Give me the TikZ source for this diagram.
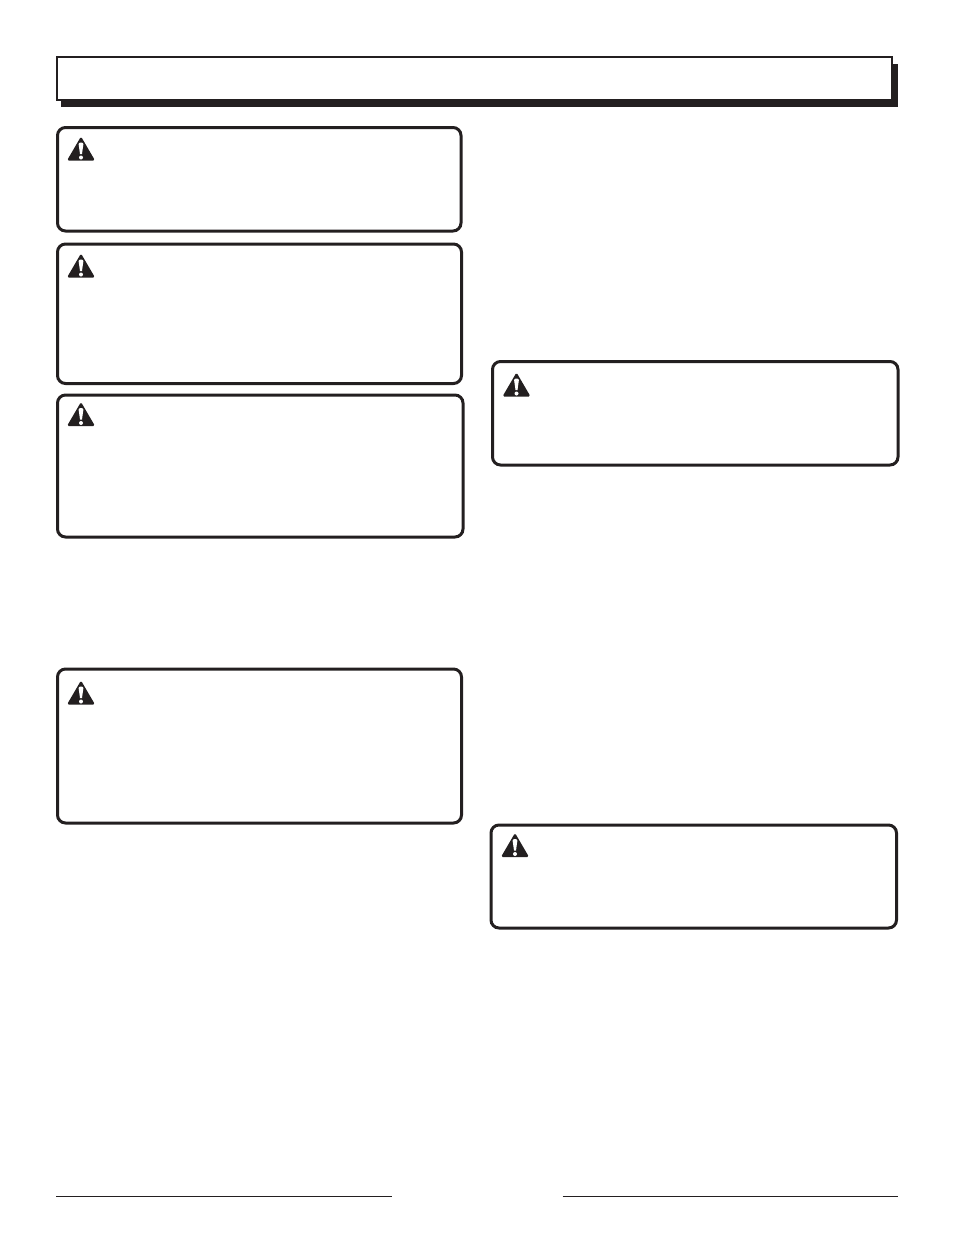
\documentclass[tikz,border=0pt]{standalone}
\definecolor{inkblack}{RGB}{35,31,32}
\tikzset{
  warnframe/.style={draw=inkblack,line width=2.25pt,rounded corners=6pt,fill=white},
  warnsign/.pic={
    \fill [inkblack,rounded corners=1.2pt] (0,24) -- (14,0) -- (-14,0) -- cycle ;
    \fill [white] (-2.4,16.5) .. controls (-2.4,18.5) and (2.4,18.5) .. (2.4,16.5) -- (1,6.5) -- (-1,6.5) -- cycle ;
    \fill [white] (0,3) circle (2) ;
  }
}
\begin{document}
\begin{tikzpicture}[x=0.75pt,y=0.75pt,yscale=-1,xscale=1]
    \useasboundingbox (0,0) rectangle (954,1235);

    % Title bar
    \fill [inkblack] (61,64) rectangle (898,107) ;
    \draw [draw=inkblack,line width=1.25pt,fill=white] (56.7,56.9) rectangle (892,100) ;

    % Warning boxes
    \draw [warnframe] (57.5,127.5) rectangle (461,231) ;
    \pic at (81,160.5) {warnsign};
    \draw [warnframe] (57.5,244) rectangle (461.5,383.5) ;
    \pic at (81,277.5) {warnsign};
    \draw [warnframe] (57.5,395) rectangle (463,537) ;
    \pic at (81,426) {warnsign};
    \draw [warnframe] (57.5,669) rectangle (461.5,823) ;
    \pic at (81,704.5) {warnsign};
    \draw [warnframe] (492.5,361.5) rectangle (898,465) ;
    \pic at (516.5,396.5) {warnsign};
    \draw [warnframe] (491,825) rectangle (896.5,928) ;
    \pic at (515,857) {warnsign};

    % Footer rules
    \draw [inkblack,line width=0.8pt] (56,1196.5) -- (392,1196.5) ;
    \draw [inkblack,line width=0.8pt] (562.5,1196.5) -- (898,1196.5) ;
\end{tikzpicture}
\end{document}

- - -

■ SET TASK
Copy out each line exactly, without the pictures.

■ SOLUTION FOR THIS TASK
Give me the TikZ source for this diagram.
\documentclass[tikz,border=0pt]{standalone}
\definecolor{inkblack}{RGB}{35,31,32}
\tikzset{
  warnframe/.style={draw=inkblack,line width=2.25pt,rounded corners=6pt,fill=white},
  warnsign/.pic={
    \fill [inkblack,rounded corners=1.2pt] (0,24) -- (14,0) -- (-14,0) -- cycle ;
    \fill [white] (-2.4,16.5) .. controls (-2.4,18.5) and (2.4,18.5) .. (2.4,16.5) -- (1,6.5) -- (-1,6.5) -- cycle ;
    \fill [white] (0,3) circle (2) ;
  }
}
\begin{document}
\begin{tikzpicture}[x=0.75pt,y=0.75pt,yscale=-1,xscale=1]
    \useasboundingbox (0,0) rectangle (954,1235);

    % Title bar
    \fill [inkblack] (61,64) rectangle (898,107) ;
    \draw [draw=inkblack,line width=1.25pt,fill=white] (56.7,56.9) rectangle (892,100) ;

    % Warning boxes
    \draw [warnframe] (57.5,127.5) rectangle (461,231) ;
    \pic at (81,160.5) {warnsign};
    \draw [warnframe] (57.5,244) rectangle (461.5,383.5) ;
    \pic at (81,277.5) {warnsign};
    \draw [warnframe] (57.5,395) rectangle (463,537) ;
    \pic at (81,426) {warnsign};
    \draw [warnframe] (57.5,669) rectangle (461.5,823) ;
    \pic at (81,704.5) {warnsign};
    \draw [warnframe] (492.5,361.5) rectangle (898,465) ;
    \pic at (516.5,396.5) {warnsign};
    \draw [warnframe] (491,825) rectangle (896.5,928) ;
    \pic at (515,857) {warnsign};

    % Footer rules
    \draw [inkblack,line width=0.8pt] (56,1196.5) -- (392,1196.5) ;
    \draw [inkblack,line width=0.8pt] (562.5,1196.5) -- (898,1196.5) ;
\end{tikzpicture}
\end{document}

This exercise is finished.